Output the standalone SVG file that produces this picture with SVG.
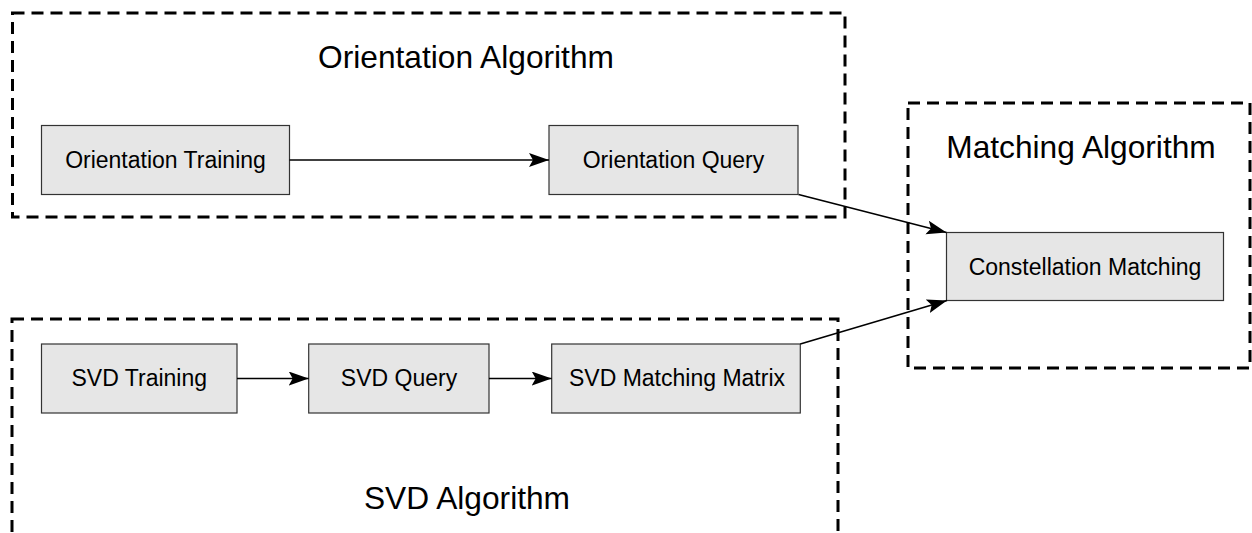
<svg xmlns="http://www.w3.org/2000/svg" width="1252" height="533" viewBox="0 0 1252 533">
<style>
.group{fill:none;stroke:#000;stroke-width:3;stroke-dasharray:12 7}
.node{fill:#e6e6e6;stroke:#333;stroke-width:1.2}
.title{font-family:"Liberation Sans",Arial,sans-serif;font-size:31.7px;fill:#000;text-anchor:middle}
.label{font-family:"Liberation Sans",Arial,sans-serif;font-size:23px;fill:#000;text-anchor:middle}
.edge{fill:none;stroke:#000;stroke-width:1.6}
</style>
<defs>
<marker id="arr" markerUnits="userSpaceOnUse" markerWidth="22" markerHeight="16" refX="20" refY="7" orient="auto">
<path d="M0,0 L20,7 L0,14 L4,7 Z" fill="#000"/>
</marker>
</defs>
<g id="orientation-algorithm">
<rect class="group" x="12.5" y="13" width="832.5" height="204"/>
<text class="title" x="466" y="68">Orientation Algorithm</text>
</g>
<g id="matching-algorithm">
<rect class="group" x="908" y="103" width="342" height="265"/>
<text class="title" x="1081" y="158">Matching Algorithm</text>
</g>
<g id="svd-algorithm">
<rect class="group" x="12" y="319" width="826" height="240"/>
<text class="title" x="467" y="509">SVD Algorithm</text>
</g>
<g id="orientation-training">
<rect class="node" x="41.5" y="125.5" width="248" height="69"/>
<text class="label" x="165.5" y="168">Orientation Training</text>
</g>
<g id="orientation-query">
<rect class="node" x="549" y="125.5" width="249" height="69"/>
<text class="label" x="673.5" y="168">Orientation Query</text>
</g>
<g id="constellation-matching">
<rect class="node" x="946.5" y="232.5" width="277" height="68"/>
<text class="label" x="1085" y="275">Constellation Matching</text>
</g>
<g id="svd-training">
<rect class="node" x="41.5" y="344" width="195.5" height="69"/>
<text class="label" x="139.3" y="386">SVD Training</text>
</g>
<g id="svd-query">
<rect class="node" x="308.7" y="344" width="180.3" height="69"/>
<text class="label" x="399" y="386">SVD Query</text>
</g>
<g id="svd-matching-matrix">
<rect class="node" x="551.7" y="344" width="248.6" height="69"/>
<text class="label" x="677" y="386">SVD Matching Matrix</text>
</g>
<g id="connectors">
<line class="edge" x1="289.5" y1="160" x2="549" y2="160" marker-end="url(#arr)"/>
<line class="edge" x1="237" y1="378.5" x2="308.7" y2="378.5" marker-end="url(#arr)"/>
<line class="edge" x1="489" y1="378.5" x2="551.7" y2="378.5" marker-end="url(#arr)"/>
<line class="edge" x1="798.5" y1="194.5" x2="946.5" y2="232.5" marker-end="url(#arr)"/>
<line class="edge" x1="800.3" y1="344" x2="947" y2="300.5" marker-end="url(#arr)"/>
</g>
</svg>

+===+

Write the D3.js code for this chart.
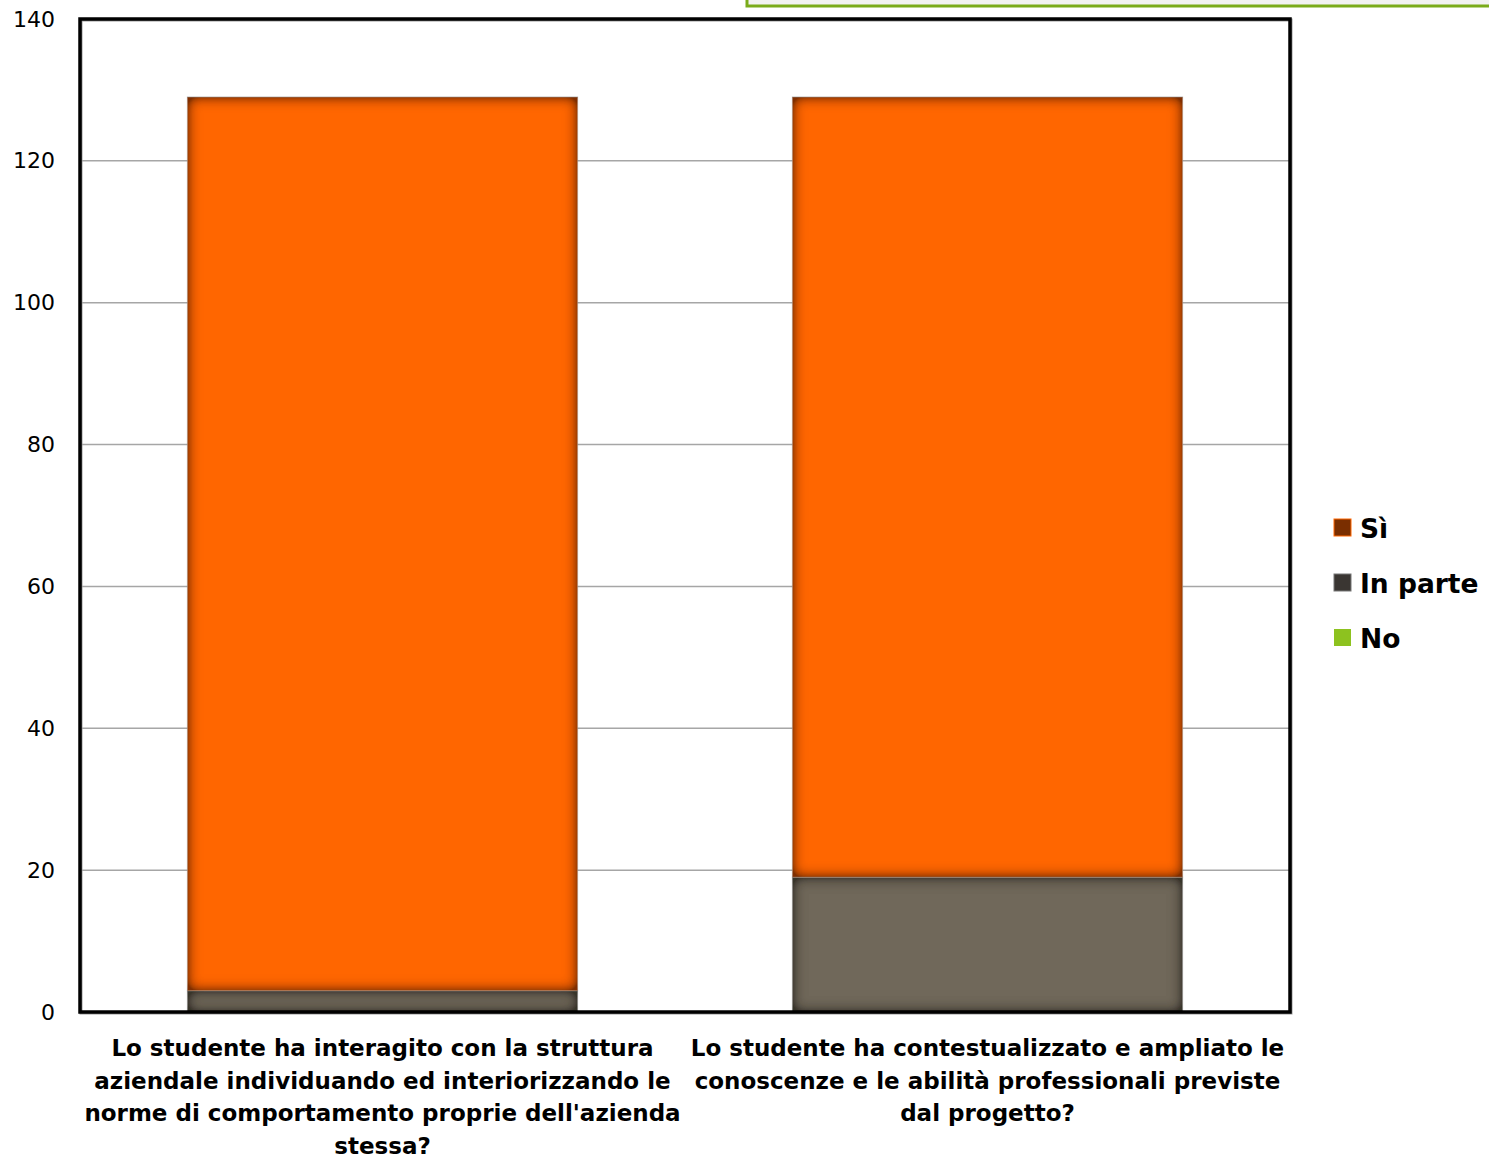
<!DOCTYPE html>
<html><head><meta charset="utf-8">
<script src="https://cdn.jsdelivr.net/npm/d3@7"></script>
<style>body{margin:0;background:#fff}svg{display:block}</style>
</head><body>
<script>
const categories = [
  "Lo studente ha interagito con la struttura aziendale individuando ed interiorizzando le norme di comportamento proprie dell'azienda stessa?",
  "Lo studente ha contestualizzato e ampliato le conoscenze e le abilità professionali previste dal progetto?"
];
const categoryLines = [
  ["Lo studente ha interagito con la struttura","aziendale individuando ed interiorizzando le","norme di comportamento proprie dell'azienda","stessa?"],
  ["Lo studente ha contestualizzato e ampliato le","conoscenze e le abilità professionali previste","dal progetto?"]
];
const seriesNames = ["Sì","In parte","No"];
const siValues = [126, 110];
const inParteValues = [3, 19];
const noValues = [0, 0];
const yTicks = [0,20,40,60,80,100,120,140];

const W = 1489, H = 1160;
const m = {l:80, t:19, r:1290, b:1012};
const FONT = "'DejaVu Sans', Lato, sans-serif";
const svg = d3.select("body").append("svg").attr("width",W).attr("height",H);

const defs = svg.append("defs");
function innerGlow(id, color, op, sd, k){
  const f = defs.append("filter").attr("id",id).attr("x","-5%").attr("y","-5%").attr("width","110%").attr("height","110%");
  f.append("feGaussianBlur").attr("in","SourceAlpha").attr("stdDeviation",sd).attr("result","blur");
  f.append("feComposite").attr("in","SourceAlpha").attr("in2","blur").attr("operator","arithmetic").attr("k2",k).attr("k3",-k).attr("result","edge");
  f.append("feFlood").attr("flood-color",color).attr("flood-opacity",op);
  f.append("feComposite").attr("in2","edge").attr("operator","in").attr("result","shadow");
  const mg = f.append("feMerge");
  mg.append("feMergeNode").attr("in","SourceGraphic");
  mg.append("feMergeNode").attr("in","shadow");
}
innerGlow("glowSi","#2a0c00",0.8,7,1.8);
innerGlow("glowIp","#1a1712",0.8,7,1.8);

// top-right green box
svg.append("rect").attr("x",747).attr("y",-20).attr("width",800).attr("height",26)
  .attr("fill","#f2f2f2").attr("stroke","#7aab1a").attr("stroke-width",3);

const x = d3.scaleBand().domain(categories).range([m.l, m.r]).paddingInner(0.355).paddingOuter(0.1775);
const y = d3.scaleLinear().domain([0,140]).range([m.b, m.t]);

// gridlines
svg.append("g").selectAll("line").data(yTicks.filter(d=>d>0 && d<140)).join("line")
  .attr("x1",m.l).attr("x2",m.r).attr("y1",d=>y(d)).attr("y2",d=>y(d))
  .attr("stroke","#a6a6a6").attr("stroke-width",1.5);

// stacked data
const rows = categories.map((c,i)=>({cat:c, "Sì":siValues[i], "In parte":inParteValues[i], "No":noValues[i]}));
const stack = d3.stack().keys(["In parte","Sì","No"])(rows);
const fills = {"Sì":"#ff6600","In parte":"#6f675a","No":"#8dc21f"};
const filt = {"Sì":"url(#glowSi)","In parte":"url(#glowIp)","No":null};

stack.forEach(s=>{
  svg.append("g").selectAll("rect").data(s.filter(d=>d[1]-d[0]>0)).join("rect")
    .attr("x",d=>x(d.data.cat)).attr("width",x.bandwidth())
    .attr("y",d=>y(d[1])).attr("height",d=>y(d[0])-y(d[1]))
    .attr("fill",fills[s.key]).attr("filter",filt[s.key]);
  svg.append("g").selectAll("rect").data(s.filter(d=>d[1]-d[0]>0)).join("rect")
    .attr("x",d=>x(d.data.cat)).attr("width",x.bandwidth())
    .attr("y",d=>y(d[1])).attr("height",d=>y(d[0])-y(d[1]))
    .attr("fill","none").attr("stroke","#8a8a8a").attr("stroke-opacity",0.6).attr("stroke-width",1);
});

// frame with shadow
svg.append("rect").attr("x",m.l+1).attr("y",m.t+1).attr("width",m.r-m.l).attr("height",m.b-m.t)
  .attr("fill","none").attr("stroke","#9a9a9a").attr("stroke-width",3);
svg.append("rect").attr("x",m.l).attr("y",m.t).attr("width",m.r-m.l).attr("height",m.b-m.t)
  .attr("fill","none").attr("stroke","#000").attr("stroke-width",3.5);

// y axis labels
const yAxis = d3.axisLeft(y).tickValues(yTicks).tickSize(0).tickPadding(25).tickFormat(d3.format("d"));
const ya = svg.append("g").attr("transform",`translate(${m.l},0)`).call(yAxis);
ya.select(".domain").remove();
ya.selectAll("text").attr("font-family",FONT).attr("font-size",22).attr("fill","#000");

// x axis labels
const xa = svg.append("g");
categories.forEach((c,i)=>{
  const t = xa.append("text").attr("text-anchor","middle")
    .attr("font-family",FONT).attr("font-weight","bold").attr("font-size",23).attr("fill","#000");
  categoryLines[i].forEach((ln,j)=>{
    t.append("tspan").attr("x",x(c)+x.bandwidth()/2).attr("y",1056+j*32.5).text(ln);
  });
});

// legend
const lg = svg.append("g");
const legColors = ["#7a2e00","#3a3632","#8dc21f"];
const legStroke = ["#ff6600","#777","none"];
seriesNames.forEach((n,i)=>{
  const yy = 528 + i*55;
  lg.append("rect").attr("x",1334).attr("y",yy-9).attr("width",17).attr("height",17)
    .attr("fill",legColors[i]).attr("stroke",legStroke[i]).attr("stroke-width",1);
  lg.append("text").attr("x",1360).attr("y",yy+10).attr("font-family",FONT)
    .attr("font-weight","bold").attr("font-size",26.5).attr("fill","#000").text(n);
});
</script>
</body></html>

+===+

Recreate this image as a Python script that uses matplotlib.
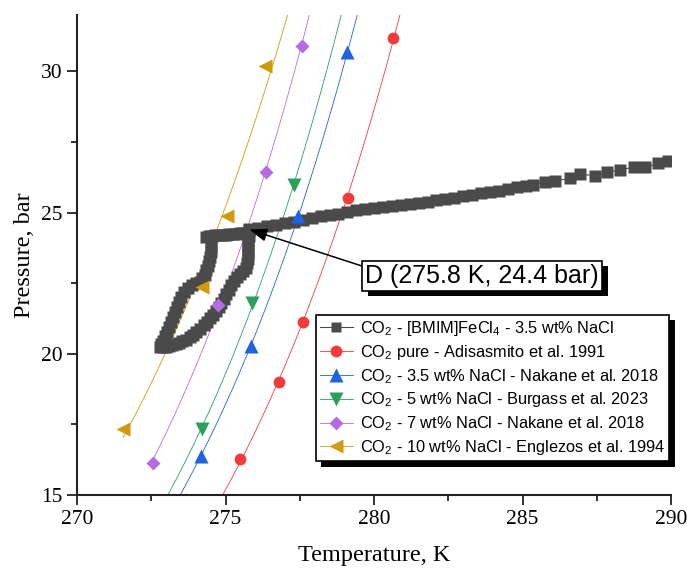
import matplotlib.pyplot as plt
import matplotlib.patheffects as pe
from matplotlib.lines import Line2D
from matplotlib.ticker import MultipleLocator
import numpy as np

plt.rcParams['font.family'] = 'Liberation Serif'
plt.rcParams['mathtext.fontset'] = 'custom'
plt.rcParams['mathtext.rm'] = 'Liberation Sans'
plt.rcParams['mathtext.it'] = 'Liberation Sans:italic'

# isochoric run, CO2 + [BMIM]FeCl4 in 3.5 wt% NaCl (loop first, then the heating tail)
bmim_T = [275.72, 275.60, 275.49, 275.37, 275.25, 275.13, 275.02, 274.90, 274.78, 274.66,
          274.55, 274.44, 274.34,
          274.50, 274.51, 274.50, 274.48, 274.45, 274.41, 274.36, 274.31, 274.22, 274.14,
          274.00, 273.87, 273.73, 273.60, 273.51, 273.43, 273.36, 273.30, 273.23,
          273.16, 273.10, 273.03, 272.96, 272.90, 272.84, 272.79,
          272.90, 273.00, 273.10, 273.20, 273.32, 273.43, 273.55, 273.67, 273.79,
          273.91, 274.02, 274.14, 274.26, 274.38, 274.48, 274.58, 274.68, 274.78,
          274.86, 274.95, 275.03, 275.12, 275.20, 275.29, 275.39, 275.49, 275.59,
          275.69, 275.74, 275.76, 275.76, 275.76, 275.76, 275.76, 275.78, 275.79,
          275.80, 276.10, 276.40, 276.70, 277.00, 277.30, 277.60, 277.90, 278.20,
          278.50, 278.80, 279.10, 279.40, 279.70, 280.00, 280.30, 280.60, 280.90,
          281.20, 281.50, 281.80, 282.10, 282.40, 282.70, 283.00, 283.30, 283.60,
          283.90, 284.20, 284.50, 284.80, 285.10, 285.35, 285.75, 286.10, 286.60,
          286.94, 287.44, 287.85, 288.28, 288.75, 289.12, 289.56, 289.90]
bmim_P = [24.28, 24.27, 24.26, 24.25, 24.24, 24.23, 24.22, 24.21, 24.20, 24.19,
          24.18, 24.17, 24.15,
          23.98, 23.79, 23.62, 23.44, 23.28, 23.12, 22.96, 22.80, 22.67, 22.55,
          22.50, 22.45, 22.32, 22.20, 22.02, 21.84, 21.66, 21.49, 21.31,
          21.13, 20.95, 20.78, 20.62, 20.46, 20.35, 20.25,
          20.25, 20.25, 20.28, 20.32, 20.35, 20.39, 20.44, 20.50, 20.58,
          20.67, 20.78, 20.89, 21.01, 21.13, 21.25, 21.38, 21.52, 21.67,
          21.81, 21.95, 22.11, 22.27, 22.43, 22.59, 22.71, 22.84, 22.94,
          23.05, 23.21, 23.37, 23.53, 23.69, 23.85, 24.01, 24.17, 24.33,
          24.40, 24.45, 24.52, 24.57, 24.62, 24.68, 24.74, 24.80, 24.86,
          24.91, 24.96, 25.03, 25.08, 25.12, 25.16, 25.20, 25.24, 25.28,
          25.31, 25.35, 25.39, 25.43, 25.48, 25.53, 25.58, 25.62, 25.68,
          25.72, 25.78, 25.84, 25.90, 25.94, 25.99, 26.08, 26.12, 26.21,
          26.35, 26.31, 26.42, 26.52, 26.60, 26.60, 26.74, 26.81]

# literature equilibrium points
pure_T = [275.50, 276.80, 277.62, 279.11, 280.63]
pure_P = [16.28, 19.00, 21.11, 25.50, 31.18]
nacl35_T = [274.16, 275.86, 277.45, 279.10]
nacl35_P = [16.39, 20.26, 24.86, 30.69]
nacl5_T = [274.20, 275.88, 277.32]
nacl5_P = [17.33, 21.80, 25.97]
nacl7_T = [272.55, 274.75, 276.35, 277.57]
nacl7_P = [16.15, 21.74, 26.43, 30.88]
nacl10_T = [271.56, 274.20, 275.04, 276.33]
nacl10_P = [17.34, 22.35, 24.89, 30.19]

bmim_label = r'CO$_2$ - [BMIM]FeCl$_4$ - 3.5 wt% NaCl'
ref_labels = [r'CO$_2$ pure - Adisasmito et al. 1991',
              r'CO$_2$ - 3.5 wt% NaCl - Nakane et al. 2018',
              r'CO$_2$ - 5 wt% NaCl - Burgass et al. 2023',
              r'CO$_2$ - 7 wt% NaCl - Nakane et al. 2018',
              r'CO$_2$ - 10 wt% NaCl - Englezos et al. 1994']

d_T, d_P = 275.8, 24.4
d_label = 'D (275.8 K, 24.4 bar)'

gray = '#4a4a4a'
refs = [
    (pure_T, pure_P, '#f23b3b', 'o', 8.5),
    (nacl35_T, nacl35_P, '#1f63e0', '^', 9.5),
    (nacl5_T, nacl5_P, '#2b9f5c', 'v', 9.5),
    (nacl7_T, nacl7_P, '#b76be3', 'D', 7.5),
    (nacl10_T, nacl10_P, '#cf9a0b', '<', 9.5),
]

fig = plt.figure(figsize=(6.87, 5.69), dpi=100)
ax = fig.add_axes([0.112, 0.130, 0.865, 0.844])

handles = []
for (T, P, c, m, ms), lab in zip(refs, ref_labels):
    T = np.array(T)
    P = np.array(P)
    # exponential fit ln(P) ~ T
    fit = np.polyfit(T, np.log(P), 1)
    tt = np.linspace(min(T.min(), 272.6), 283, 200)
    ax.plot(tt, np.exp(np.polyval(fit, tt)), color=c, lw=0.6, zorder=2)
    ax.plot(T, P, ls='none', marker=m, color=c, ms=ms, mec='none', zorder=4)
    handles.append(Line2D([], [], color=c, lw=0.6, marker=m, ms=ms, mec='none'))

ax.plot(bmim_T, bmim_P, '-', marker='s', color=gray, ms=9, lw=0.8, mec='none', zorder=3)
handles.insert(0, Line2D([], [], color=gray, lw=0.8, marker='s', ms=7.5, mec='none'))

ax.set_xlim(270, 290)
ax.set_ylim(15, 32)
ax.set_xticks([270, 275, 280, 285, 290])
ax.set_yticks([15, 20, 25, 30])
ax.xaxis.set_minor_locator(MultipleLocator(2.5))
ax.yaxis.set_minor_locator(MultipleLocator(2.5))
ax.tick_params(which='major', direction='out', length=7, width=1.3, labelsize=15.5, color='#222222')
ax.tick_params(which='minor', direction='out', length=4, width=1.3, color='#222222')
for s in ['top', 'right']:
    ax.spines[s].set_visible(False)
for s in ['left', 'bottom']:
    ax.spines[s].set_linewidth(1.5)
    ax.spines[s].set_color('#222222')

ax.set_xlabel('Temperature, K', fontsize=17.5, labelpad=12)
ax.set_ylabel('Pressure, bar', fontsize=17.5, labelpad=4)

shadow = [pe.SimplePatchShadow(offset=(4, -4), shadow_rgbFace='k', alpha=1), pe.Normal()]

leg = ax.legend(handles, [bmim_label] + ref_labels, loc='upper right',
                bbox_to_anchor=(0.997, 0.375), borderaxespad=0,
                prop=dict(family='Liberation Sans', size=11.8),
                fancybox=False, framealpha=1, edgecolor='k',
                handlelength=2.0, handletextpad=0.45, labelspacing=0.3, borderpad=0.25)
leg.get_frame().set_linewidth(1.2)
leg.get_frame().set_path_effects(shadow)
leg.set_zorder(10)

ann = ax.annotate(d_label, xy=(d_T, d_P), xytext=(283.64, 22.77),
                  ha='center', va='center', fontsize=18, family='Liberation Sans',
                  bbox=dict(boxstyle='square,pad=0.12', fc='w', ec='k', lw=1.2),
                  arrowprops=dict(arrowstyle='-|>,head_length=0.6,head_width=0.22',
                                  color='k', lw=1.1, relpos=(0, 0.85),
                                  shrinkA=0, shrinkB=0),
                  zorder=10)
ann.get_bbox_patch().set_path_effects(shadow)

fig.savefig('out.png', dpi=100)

+===+

• [REQUEST]: Retype exactly the lines from the one with "Recreate this image" through the one with "plt.rcParams['mathtext.it'] = 'Liberation", both included, and nothing else; leave out the pictures.

• [SOLUTION TO THE EXERCISE]:
Recreate this image as a Python script that uses matplotlib.
import matplotlib.pyplot as plt
import matplotlib.patheffects as pe
from matplotlib.lines import Line2D
from matplotlib.ticker import MultipleLocator
import numpy as np

plt.rcParams['font.family'] = 'Liberation Serif'
plt.rcParams['mathtext.fontset'] = 'custom'
plt.rcParams['mathtext.rm'] = 'Liberation Sans'
plt.rcParams['mathtext.it'] = 'Liberation Sans:italic'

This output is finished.